Auteur d'une parade improbable ayant permis à l'équipe de France de repartir du Mondial avec une médaille, l'Héraultais espère confirmer sa dynamique. Meilleur gardien de la saison 2022/2023 sous le maillot de Montpellier, il a connu une baisse de régime la saison suivante, n’étant que troisième gardien à l’Euro 2024 et non sélectionné pour les Jeux Olympiques. À 24 ans, il retrouve peu à peu le niveau qui lui avait permis de passer professionnel en mars 2021, s'inspirant de l'école nordique et du Danois Niklas Landin pour progresser.

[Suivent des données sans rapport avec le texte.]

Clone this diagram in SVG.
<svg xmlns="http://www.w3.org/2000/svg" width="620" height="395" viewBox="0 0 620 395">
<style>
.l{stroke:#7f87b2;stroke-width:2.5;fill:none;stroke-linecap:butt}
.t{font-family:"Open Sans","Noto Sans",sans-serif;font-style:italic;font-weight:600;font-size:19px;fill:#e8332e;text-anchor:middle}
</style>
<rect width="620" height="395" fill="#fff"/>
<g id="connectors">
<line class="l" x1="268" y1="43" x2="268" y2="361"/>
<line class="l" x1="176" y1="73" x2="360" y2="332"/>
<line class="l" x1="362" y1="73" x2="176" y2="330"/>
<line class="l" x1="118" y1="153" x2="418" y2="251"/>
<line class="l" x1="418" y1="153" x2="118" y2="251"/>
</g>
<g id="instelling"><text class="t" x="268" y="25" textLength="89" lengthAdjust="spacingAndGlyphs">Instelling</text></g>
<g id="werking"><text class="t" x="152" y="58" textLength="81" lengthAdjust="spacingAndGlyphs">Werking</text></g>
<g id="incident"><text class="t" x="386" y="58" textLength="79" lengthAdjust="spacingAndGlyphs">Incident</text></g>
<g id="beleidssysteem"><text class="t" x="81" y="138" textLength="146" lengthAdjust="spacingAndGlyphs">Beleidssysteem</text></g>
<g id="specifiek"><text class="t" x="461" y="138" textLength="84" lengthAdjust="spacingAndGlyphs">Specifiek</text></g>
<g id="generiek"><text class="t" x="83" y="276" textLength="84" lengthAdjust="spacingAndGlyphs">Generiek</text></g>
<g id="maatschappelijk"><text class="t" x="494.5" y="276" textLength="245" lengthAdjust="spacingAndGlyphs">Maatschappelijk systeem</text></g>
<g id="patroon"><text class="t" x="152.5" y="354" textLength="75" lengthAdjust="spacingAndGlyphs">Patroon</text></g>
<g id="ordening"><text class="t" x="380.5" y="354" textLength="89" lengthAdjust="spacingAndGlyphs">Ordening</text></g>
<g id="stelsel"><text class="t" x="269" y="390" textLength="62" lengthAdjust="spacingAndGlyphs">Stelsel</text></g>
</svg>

Téléphone en main, à peine rentré du Mondial et tout juste installé après avoir vidé ses valises, Charles Bolzinger a pris une pause dans une semaine bien chargée, entre la qualification en Coupe de France, un match de Coupe d'Europe et un duel crucial face au HBC Nantes samedi soir en championnat, pour répondre à nos questions.
Handnews : Comment analyses-tu ta progression depuis tes débuts dans le monde professionnel ?

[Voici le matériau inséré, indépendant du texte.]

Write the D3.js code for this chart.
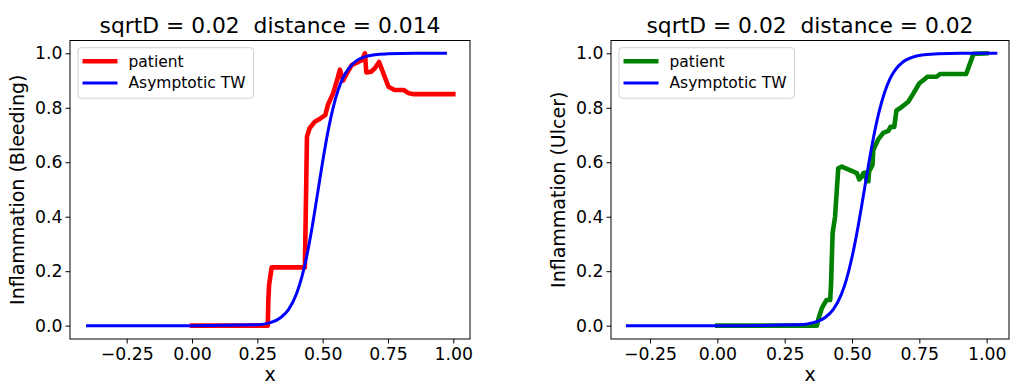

Charles Bolzinger : "Il s’est passé beaucoup de choses. Je pense évoluer de manière positive depuis le début, mais je reste lucide. Il y a eu de belles réussites, notamment lors de ma première année. Cependant, l’année dernière a été marquée par un gros passage à vide, et il a parfois été difficile de trouver la motivation pour aller à l’entraînement. Malgré tout, cette épreuve m’a forgé. L’échec de ne pas être sélectionné pour les JO m’a poussé à franchir un cap physiquement. J’ai consacré tout mon été au travail en me fixant des objectifs précis, notamment celui de participer au Mondial."
HN : Un coup de mou l’année dernière, n’est-ce pas dû au fait d’avoir été mis en lumière très jeune, sur un poste à responsabilité, qui demande parfois une certaine maturité ?

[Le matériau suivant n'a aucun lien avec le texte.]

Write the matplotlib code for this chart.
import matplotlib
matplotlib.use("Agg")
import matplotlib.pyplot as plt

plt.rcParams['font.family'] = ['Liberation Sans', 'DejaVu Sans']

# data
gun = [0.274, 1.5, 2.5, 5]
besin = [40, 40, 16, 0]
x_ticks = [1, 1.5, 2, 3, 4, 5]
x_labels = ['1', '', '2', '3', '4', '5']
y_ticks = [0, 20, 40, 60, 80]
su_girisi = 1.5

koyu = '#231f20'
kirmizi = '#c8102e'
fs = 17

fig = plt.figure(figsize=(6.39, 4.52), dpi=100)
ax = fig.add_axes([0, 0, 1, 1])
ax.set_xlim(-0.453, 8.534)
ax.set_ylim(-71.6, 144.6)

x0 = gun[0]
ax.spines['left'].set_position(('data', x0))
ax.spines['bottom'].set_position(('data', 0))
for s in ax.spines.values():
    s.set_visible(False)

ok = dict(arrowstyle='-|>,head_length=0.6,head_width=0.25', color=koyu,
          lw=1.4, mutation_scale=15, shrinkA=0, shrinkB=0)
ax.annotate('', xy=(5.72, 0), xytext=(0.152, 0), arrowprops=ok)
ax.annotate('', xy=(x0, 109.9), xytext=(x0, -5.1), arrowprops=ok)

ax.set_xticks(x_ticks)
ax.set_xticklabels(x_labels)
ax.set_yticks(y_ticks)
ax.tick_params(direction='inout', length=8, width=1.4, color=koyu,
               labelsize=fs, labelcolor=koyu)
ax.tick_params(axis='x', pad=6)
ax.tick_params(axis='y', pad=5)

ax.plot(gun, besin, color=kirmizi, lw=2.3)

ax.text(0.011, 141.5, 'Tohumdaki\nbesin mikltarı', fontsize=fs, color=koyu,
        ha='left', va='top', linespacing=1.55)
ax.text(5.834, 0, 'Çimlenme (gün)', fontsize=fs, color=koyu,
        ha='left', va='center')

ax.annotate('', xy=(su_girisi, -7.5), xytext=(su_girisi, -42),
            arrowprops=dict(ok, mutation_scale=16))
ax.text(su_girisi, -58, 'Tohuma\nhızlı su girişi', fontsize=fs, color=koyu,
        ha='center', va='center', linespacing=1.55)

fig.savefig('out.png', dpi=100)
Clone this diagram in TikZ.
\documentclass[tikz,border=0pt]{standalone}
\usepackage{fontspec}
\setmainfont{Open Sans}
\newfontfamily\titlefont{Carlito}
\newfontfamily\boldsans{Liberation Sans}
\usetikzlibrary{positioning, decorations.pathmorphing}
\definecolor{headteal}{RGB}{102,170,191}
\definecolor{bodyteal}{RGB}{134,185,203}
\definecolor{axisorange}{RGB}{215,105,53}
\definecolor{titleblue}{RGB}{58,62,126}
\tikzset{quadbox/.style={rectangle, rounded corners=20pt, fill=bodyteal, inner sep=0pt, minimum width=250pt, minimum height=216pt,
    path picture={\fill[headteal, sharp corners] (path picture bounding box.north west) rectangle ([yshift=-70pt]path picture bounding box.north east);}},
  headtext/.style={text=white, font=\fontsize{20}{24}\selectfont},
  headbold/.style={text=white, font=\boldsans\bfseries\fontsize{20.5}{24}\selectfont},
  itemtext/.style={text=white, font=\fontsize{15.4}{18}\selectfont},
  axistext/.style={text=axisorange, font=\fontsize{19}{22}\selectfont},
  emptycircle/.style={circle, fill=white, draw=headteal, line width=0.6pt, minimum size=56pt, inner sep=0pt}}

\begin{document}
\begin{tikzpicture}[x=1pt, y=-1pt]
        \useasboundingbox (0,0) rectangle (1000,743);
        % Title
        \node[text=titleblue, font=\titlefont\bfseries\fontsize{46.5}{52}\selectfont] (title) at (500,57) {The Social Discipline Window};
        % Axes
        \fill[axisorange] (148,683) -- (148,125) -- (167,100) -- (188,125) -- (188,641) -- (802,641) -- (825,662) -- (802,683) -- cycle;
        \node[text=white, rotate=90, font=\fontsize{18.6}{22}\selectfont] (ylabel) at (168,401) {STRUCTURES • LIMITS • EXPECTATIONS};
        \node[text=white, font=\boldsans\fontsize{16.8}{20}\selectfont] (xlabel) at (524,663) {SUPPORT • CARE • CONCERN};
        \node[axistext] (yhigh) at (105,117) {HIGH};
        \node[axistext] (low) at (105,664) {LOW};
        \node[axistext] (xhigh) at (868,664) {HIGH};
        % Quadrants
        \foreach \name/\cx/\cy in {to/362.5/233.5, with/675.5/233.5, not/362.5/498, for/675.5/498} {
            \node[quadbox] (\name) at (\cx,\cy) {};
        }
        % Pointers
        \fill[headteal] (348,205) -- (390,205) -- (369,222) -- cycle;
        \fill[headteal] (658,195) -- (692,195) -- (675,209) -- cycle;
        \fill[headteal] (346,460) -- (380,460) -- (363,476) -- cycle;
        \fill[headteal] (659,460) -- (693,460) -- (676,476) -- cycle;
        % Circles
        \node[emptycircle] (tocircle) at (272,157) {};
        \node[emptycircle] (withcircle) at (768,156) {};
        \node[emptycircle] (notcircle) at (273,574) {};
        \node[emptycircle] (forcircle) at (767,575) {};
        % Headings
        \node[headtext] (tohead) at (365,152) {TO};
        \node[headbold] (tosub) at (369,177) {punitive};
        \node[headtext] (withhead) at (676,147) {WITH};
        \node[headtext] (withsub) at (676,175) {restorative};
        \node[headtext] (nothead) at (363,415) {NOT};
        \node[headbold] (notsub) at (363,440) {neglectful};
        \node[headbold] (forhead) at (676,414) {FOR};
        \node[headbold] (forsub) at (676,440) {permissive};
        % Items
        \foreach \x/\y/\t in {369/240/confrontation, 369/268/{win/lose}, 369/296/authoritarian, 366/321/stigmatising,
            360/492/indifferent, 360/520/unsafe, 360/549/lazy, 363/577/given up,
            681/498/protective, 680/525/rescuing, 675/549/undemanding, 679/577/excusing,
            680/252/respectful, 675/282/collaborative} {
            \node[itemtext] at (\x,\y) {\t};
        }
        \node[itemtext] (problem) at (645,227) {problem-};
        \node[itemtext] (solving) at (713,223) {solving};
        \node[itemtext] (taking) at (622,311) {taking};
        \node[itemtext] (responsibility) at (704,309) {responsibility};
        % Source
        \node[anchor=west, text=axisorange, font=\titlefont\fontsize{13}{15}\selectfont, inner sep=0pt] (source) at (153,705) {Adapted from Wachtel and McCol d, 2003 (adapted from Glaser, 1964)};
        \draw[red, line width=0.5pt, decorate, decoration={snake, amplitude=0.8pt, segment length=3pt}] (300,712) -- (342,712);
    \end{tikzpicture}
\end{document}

CB : "Effectivement, cela peut s’expliquer ainsi. Le rôle que j’ai pu avoir a évolué en fonction de mes performances, ce qui a entraîné une certaine pression, notamment de ma part. Ce sont des moments qui font partie d’une carrière, avec des hauts et des bas. Je suis quelqu’un d’assez pressé, avec des objectifs depuis toujours élevés, donc il y avait une grande part de frustration."
HN : Quand on parle de ta construction, de ta carrière, le fait d’avoir Branko Karabatic (le père de Luka et Nikola) comme parrain t’a permis de côtoyer l'excellence très jeune.
CB : "C’est sûr qu’ils ont eu une influence particulière sur moi, Niko et Loulou. Ce sont des gens qui représentent le sport à l’international, et ils sont peut-être des exemples pour beaucoup. Maintenant, c’est vrai que j’avais aussi les anecdotes à la maison. Nikola, quand tu t'ennuyais à la maison, tu devais prendre une corde à sauter... Ce sont des idoles, des modèles, et j’ai eu beaucoup de chance par rapport à ça. Je n’ai pas trop connu la période à la maison avec Niko et Loulou, car à ce moment-là, Loulou ne jouait pas encore au hand, et Niko était déjà en Allemagne. Après, malgré tout, j’ai passé quelques week-ends chez eux, et voir les posters dans les chambres, c’était vraiment un kiffe."
Pour l'anecdote, la mère des Karabatic travaillait dans une maison de retraite avec la mère de Bolzinger, tandis que le kiné de Nikola Karabatic, lorsqu'il était jeune, n'était autre que le père du gardien de l'équipe de France.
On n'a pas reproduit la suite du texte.